Sunday, May 12, 2013

Jim Algie Reviews "Navigating the Bangkok Noir"

Bangkok's True Colours At Night
Bangkok at night is one of the world's gaudiest cities. Neon signs for karaoke bars and massager parlours compete with the fluorescent tubes in restaurants and bars, and lurid goings-on in establishments catering to the world's oldest obsession.

Chris Coles has brought out these true colours of the nocturnal capital in the series of paintings that make up Navigating the Bangkok Noir.

What some may see as a new (and equally virulent) strain of German expressionism - which the artist himself happily admits to - that speaks to the decadence of the pre-Nazi Weimar Republic and the Thai capital of today - these watercolor-on-paper images are also coloured by pop art references, which allows Coles plenty of leeway to satirize as he seduces.

In comic-loving Asia, some of these subjects become caricatures of themselves, while some of these images lampoon that very same cartoon culture ("Cartoon" being a popular Thai nickname for girls) and the kind of kitsch that gives Bangkok noir a comical air.

Almost stripped of their identities, the subjects of these paintings, the bar babes and the customers, the boozers and malcontents, blend together in a way that suggests dehumanization.

But the captions allow the painter to paint these subjects with a little more depth, arousing sympathy for the prostitutes and setting the scenes with vignettes about the customers who are anything but stereotypical lechers: "Timothy's been in Bangkok for ten years, the Director of Asia Marketing for a leading luxury goods company.

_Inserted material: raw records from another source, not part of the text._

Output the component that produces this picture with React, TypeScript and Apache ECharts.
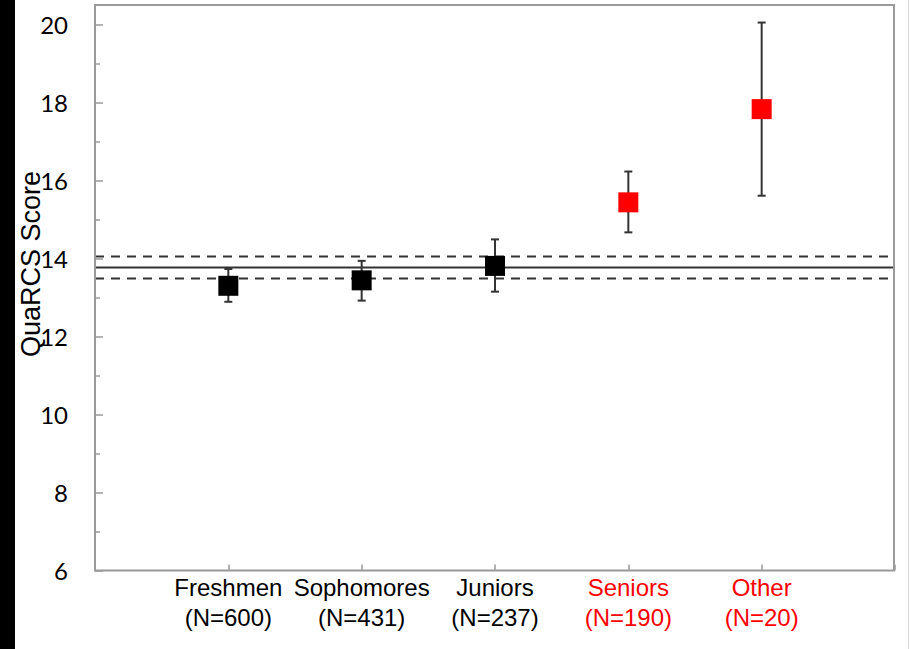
import React, { useEffect, useRef } from "react";
import * as echarts from "echarts";

const categories = ["Freshmen", "Sophomores", "Juniors", "Seniors", "Other"];
const countLabels = ["(N=600)", "(N=431)", "(N=237)", "(N=190)", "(N=20)"];
const groupPositions = [1, 2, 3, 4, 5];
const meanScores = [13.3, 13.44, 13.81, 15.44, 17.83];
const lowerBounds = [12.89, 12.92, 13.15, 14.67, 15.61];
const upperBounds = [13.73, 13.94, 14.49, 16.23, 20.05];
const highlighted = [false, false, false, true, true];
const overallMean = 13.77;
const overallLower = 13.49;
const overallUpper = 14.05;
const xRange = [0, 6];
const yAxisTitle = "QuaRCS Score";

export default function App() {
  const ref = useRef<HTMLDivElement>(null);
  useEffect(() => {
    if (!ref.current) return;
    const chart = echarts.init(ref.current, null, { renderer: "svg" });
    const lineColor = "#333333";
    const axisGray = "#9a9a9a";
    const font = "Liberation Sans, Arial, sans-serif";
    const option = {
      animation: false,
      backgroundColor: "#ffffff",
      grid: {
        left: 95,
        right: 15,
        top: 24.5,
        bottom: 78.5,
        show: false,
        containLabel: false,
        outerBoundsMode: "none",
      },
      xAxis: {
        type: "value",
        min: xRange[0],
        max: xRange[1],
        interval: 1,
        axisLine: { show: false },
        splitLine: { show: false },
        axisTick: { show: true, inside: true, length: 6, lineStyle: { color: axisGray, width: 1.5 } },
        axisLabel: {
          margin: 2,
          lineHeight: 30,
          fontFamily: font,
          fontSize: 24,
          showMinLabel: true,
          showMaxLabel: true,
          formatter: (v: number) => {
            const i = groupPositions.indexOf(v);
            if (i < 0) return "";
            const s = highlighted[i] ? "r" : "k";
            return `{${s}|${categories[i]}}\n{${s}|${countLabels[i]}}`;
          },
          rich: {
            k: { color: "#000000", fontSize: 24, lineHeight: 30, fontFamily: font },
            r: { color: "#ff0000", fontSize: 24, lineHeight: 30, fontFamily: font },
          },
        },
      },
      yAxis: {
        type: "value",
        min: 6,
        max: 20,
        interval: 2,
        axisLine: { show: false },
        splitLine: { show: false },
        axisTick: { show: true, inside: true, length: 8, lineStyle: { color: axisGray, width: 1.5 } },
        minorTick: { show: true, splitNumber: 2, length: 5, lineStyle: { color: axisGray, width: 1.5 } },
        axisLabel: {
          margin: 27,
          fontFamily: "Lato, Open Sans, sans-serif",
          fontSize: 24,
          color: "#000",
        },
      },
      graphic: [
        { type: "rect", shape: { x: 0, y: 0, width: 15, height: 649 }, style: { fill: "#000" }, silent: true },
        { type: "line", shape: { x1: 908.5, y1: 0, x2: 908.5, y2: 649 }, style: { stroke: "#d8d8d8", lineWidth: 1 }, silent: true },
        {
          type: "rect",
          shape: { x: 95, y: 5, width: 799, height: 565.5 },
          style: { fill: "none", stroke: axisGray, lineWidth: 2 },
          silent: true,
          z: 100,
        },
        {
          type: "text",
          x: 31,
          y: 264,
          rotation: Math.PI / 2,
          style: {
            text: yAxisTitle,
            fontFamily: font,
            fontSize: 27,
            fill: "#000",
            textAlign: "center",
            textVerticalAlign: "middle",
          },
          silent: true,
        },
      ],
      series: [
        {
          type: "line",
          data: [[xRange[0], overallMean], [xRange[1], overallMean]],
          symbol: "none",
          lineStyle: { color: lineColor, width: 2 },
          silent: true,
          z: 1,
        },
        {
          type: "line",
          data: [[xRange[0], overallUpper], [xRange[1], overallUpper]],
          symbol: "none",
          lineStyle: { color: lineColor, width: 2, type: [9, 7] },
          silent: true,
          z: 1,
        },
        {
          type: "line",
          data: [[xRange[0], overallLower], [xRange[1], overallLower]],
          symbol: "none",
          lineStyle: { color: lineColor, width: 2, type: [9, 7] },
          silent: true,
          z: 1,
        },
        {
          type: "custom",
          z: 2,
          clip: false,
          data: groupPositions.map((x, i) => [x, lowerBounds[i], upperBounds[i]]),
          renderItem: (params: any, api: any) => {
            const x = api.value(0);
            const lo = api.coord([x, api.value(1)]);
            const hi = api.coord([x, api.value(2)]);
            const cap = 4;
            const style = { stroke: lineColor, lineWidth: 2 };
            return {
              type: "group",
              children: [
                { type: "line", shape: { x1: lo[0], y1: lo[1], x2: hi[0], y2: hi[1] }, style },
                { type: "line", shape: { x1: lo[0] - cap, y1: lo[1], x2: lo[0] + cap, y2: lo[1] }, style },
                { type: "line", shape: { x1: hi[0] - cap, y1: hi[1], x2: hi[0] + cap, y2: hi[1] }, style },
              ],
            };
          },
        },
        {
          type: "scatter",
          z: 3,
          symbol: "rect",
          symbolSize: 20,
          itemStyle: { opacity: 1 },
          data: groupPositions.map((x, i) => ({
            value: [x, meanScores[i]],
            itemStyle: { color: highlighted[i] ? "#ff0000" : "#000000", opacity: 1 },
          })),
        },
      ],
    };
    chart.setOption(option as any);
    return () => chart.dispose();
  }, []);
  return (
    <div
      ref={ref}
      style={{ position: "fixed", left: 0, top: 0, width: 910, height: 649, background: "#fff" }}
    />
  );
}
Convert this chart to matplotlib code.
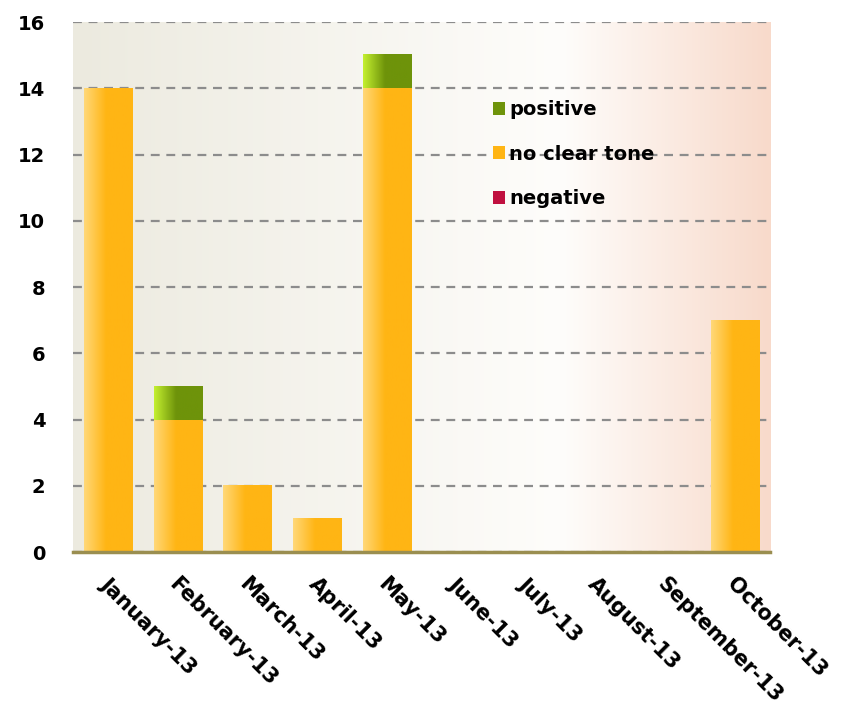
import matplotlib.pyplot as plt
import matplotlib.transforms as mtransforms
import numpy as np
from matplotlib.colors import LinearSegmentedColormap
from matplotlib.patches import Patch

months = ['January-13', 'February-13', 'March-13', 'April-13', 'May-13',
          'June-13', 'July-13', 'August-13', 'September-13', 'October-13']
negative = [0, 0, 0, 0, 0, 0, 0, 0, 0, 0]
no_clear = [14, 4, 2, 1, 14, 0, 0, 0, 0, 7]
positive = [0, 1, 0, 0, 1, 0, 0, 0, 0, 0]

# light edge -> full colour, for the horizontal shading of each bar
shades = {
    'negative': ['#F06080', '#C0103F', '#B0103A'],
    'no clear tone': ['#FFD878', '#FFB514', '#FFB514'],
    'positive': ['#C4F030', '#6E930A', '#6E930A'],
}

plt.rcParams['font.family'] = 'DejaVu Sans'
plt.rcParams['font.weight'] = 'bold'

fig = plt.figure(figsize=(8.41, 7.08), dpi=100)
ax = fig.add_axes([0.0868, 0.2203, 0.8288, 0.7486])

# background wash: beige on the left, white in the middle, peach on the right
bg = LinearSegmentedColormap.from_list(
    'bg', [(0.0, '#ECEADF'), (0.7, '#FEFDFB'), (1.0, '#F8DACB')])
ax.imshow(np.linspace(0, 1, 256)[None, :], aspect='auto', cmap=bg,
          extent=[0, 1, 0, 1], transform=ax.transAxes, zorder=0)

x = np.arange(len(months))
width = 0.69
grad = np.linspace(0, 1, 128)[None, :]


def shaded_bars(values, bottom, key):
    cmap = LinearSegmentedColormap.from_list(
        key, [(0.0, shades[key][0]), (0.45, shades[key][1]), (1.0, shades[key][2])])
    bars = ax.bar(x, values, width, bottom=bottom, color='none',
                  zorder=2, linewidth=0)
    for b in bars:
        if b.get_height() <= 0:
            continue
        x0, y0 = b.get_x(), b.get_y()
        ax.imshow(grad, aspect='auto', cmap=cmap, zorder=3,
                  extent=[x0, x0 + b.get_width(), y0, y0 + b.get_height()])
    return bars


shaded_bars(negative, 0, 'negative')
shaded_bars(no_clear, negative, 'no clear tone')
shaded_bars(positive, np.add(negative, no_clear), 'positive')

ax.set_xlim(-0.5, len(months) - 0.5)
ax.set_ylim(0, 16)
ax.set_yticks(range(0, 17, 2))
ax.yaxis.grid(True, linestyle=(0, (4, 3)), color='#8C8C8C', linewidth=1.6, zorder=1)
ax.set_axisbelow(True)

for s in ['top', 'right', 'left']:
    ax.spines[s].set_visible(False)
ax.spines['bottom'].set_color('#9A8E50')
ax.spines['bottom'].set_linewidth(2.5)
ax.spines['bottom'].set_zorder(4)

ax.tick_params(length=0, labelsize=14)
ax.tick_params(axis='y', pad=20)
ax.set_xticks(x)
ax.set_xticklabels(months, rotation=-45, ha='left', rotation_mode='anchor', fontsize=15)
shift = mtransforms.ScaledTranslation(0.02, -0.17, fig.dpi_scale_trans)
for lbl in ax.get_xticklabels():
    lbl.set_transform(lbl.get_transform() + shift)

handles = [Patch(facecolor=shades[k][1]) for k in ['positive', 'no clear tone', 'negative']]
ax.legend(handles, ['positive', 'no clear tone', 'negative'], loc='upper left',
          bbox_to_anchor=(0.577, 0.885), frameon=False, fontsize=14,
          handlelength=0.65, handleheight=0.65, handletextpad=0.2, labelspacing=1.3)

fig.savefig('out.png', dpi=100)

He spends his days in a gleaming office tower, reviewing the last campaigns, checking demographics, chasing down manufacturers of counterfeit goods. He's built an Asian luxury goods empire and made a few million along the way. A regular at Pegasus, the Mamasan knows him well, as do many of the two hundred girls. He brings out-of-town clients there, as well as the guys from headquarters. The smiles, beauty, and style leave them dazzled, dizzy and grateful, an ultimate boys night out."

The wordsmithing side of Bangkok's night strife has been well documented, but Chris Coles is painting the town with different brushstrokes and shades of gaudiness in this book and his exhibitions.